Capitão Fantástico, a Liberdade e o Conhecimento

Sem Spoilers

Eu não sou cinéfilo. Não possuo qualquer conhecimento que possa contribuir para discutir proposições estéticas de diretores de fotografia e arte, ou estruturas narrativas de roteiristas e diretores. As técnicas e estratégias possíveis para solucionar os problemas do audiovisual sequer passam pelo meu parco vocabulário. Entretanto, creio que alguns filmes são capazes de nos fazer mergulhar profundamente no vasto oceano da condição humana, ainda que não tenhamos o conhecimento abrangente sobre sua apresentação.

Não tenho aqui a intenção de fazer uma crítica, resenha ou sinopse do filme, mas sim propor algumas reflexões que considero relevantes a partir do longa.

Entre livros e autores que me são familiares, e uma rotina onde há prevalência da disciplina e dedicação, Viggo Mortensen dá vida ao Capitão Fantástico. Na realidade, preciso dizer que é mais do que isso. Ele desbrava e revela, gentilmente, outras possibilidades de se exercer a vida.

Ben (Viggo Mortensen) e seus filhos em Capitão Fantástico.

Diante do empilhamento de convenções que a sociedade estabeleceu ao longo das eras, o condicionamento à rotinas estruturadas em função de um sistema político e econômico que zela pela desigualdade, nos coloca em uma posição onde só podemos enxergar caminhos pré-estabelecidos para experimentar a vida. Esse estreitamento da dimensão existencial do ser humano, foi tratado por diversos autores na literatura, na filosofia, sociologia e história, evidenciando a fantasmagórica presença de uma entidade opressora organizada e poderosa, que administra a tendência ao acumulo de riquezas em poucas mãos e estabelece critérios para hierarquizar vidas – a tal necropolítica.
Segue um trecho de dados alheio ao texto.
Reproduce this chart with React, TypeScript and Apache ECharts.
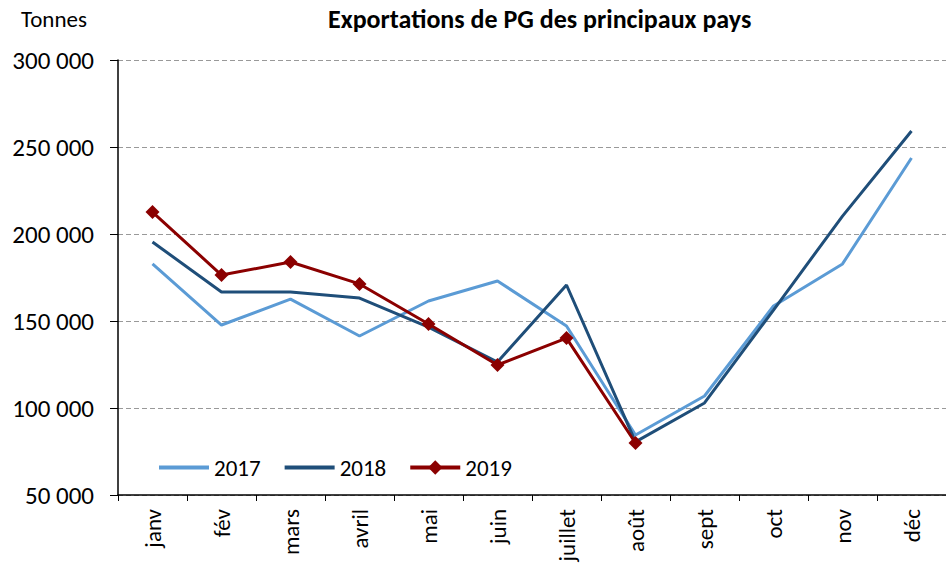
import React, { useEffect, useRef } from "react";
import * as echarts from "echarts";

const months = ["janv", "fév", "mars", "avril", "mai", "juin", "juillet", "août", "sept", "oct", "nov", "déc"];
const s2017 = [182800, 147700, 162600, 141400, 161500, 173000, 147100, 84500, 106900, 158600, 182800, 243700];
const s2018 = [195400, 166700, 166700, 163200, 146500, 126400, 170700, 80500, 102900, 156300, 210300, 259200];
const s2019 = [212600, 176400, 183900, 171300, 148300, 124700, 140200, 79900];

const FONT = "Carlito, Lato, 'Liberation Sans', sans-serif";

export default function App() {
  const ref = useRef<HTMLDivElement>(null);
  useEffect(() => {
    document.body.style.margin = "0";
    const chart = echarts.init(ref.current!, null, { renderer: "svg" });
    chart.setOption({
      animation: false,
      backgroundColor: "#ffffff",
      textStyle: { fontFamily: FONT },
      graphic: [
        { type: "text", left: 21, top: 7, style: { text: "Tonnes", fontSize: 23, fontFamily: FONT, fill: "#000" } },
        { type: "text", left: 328, top: 6, style: { text: "Exportations de PG des principaux pays", fontSize: 26, fontWeight: "bold", fontFamily: FONT, fill: "#000" } },
      ],
      legend: {
        left: 152,
        top: 451,
        itemWidth: 50,
        itemHeight: 18,
        itemGap: 22,
        lineStyle: { width: 4 },
        textStyle: { fontSize: 23, fontFamily: FONT, color: "#000" },
        data: [
          { name: "2017", itemStyle: { color: "rgba(0,0,0,0)", borderWidth: 0, opacity: 0 } },
          { name: "2018", itemStyle: { color: "rgba(0,0,0,0)", borderWidth: 0, opacity: 0 } },
          { name: "2019" },
        ],
      },
      grid: { left: 118, right: -12, top: 60, bottom: 71, containLabel: false },
      xAxis: {
        type: "category",
        data: months,
        boundaryGap: true,
        axisLine: { lineStyle: { color: "#000", width: 1.5 } },
        axisTick: { show: true, length: 6, lineStyle: { color: "#000" } },
        axisLabel: { rotate: 90, fontSize: 23, color: "#000", fontFamily: FONT, margin: 14 },
      },
      yAxis: {
        type: "value",
        min: 50000,
        max: 300000,
        interval: 50000,
        axisLine: { show: true, lineStyle: { color: "#000", width: 1.5 } },
        axisTick: { show: true, length: 8, lineStyle: { color: "#000" } },
        axisLabel: {
          fontSize: 25,
          color: "#000",
          fontFamily: FONT,
          margin: 24,
          formatter: (v: number) => String(v).replace(/\B(?=(\d{3})+(?!\d))/g, " "),
        },
        splitLine: { show: true, lineStyle: { color: "#999", type: [5, 3], width: 1.2 } },
      },
      series: [
        { name: "2017", type: "line", data: s2017, symbol: "none", lineStyle: { color: "#5B9BD5", width: 3 }, itemStyle: { color: "#5B9BD5" } },
        { name: "2018", type: "line", data: s2018, symbol: "none", lineStyle: { color: "#1F4E79", width: 3 }, itemStyle: { color: "#1F4E79" } },
        { name: "2019", type: "line", data: s2019, symbol: "diamond", symbolSize: 14, lineStyle: { color: "#8B0000", width: 3 }, itemStyle: { color: "#8B0000" } },
      ],
    });
    return () => chart.dispose();
  }, []);
  return <div ref={ref} style={{ width: 946, height: 566 }} />;
}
Sabemos que a capacidade humana de consumir e mitigar recursos para manter padrões desiguais de dignidade sempre foi observável. No entanto, a semente da resistência à opressão reside na essência mais humana do ser: ter conhecimento sobre a própria existência.

Por esse motivo, por mais dura e indigna que sejam as condições que a vida possa apresentar em sua estrutura social, política e econômica, alguns conceitos são extremamente sensíveis à cada homem e mulher sobre a Terra. E eu me arrisco dizer que a liberdade talvez seja o maior de todos.

Assim como em Walden, ou A Vida nos Bosques de Henry David Thoreau, Capitão Fantástico oferece uma maneira mais crua de se debruçar sobre as noções de liberdade e conhecimento, tendo como base noções de humanidade estabelecidas na Declaração Universal de Direitos Humanos, de 1948, e várias obras literárias como Os irmãos Karamazov (Fiódor Dostoiévsky), Quem Governa o Mundo (Noam Chomsky), Armas, Germes e Aço: os destinos das sociedades humanas (Jared Diamond), entre outros.

Curiosamente, tratando-se da educação dos filhos, uma rotina rigorosa, disciplinada e alicerçada na autoridade dos pais, é o caminho escolhido por Ben (Viggo Mortensen) e sua esposa Leslie (Trin Miller) para criar condições de emancipação intelectual e desenvolvimento humano de todos. Nesse sentido, o filme destaca que não há liberdade que possa ser alcançada sem o rigor da disciplina ou a amplidão do conhecimento.

Por outro lado, o filme contrasta em muitos momentos a vida levada por Ben e seus filhos na natureza com a vida como vivemos nas cidades, colocando em evidência a precariedade do modo como a vida moderna se organiza política e socialmente, mas também as limitações impostas aos filhos pelo modo como vivem.

Desse modo, após assistir o filme, fica a sensação de que é preciso romper a barreira da ignorância que nos cerca a cada embalagem plástica que descartamos. Que o método industrial e as noções de produtividade do mercado tomaram conta também de nossas relações, onde tudo é esvaziado de sentido em prol de uma superficialidade intelectual suficiente apenas para executarmos funções básicas no meio social no qual estamos inseridos.

Somos, assim, convidados a recorrer à tomada de consciência a partir do entendimento das noções de liberdade, humanidade e conhecimento, (em alguns casos, até mesmo de desobediência civil), e compartilhar a mais elevada e importante experiência que a vida pode proporcionar: a simplicidade de dividir à mesa, a existência humana – tempo de vida que escolhemos passar presos às relações que nos trazem o verdadeiro significado do que é liberdade.


Frederico Lopes é Artista e Escritor. Trabalha no Memorial da República Presidente Itamar Franco e é fundador da Bodoque Artes e ofícios.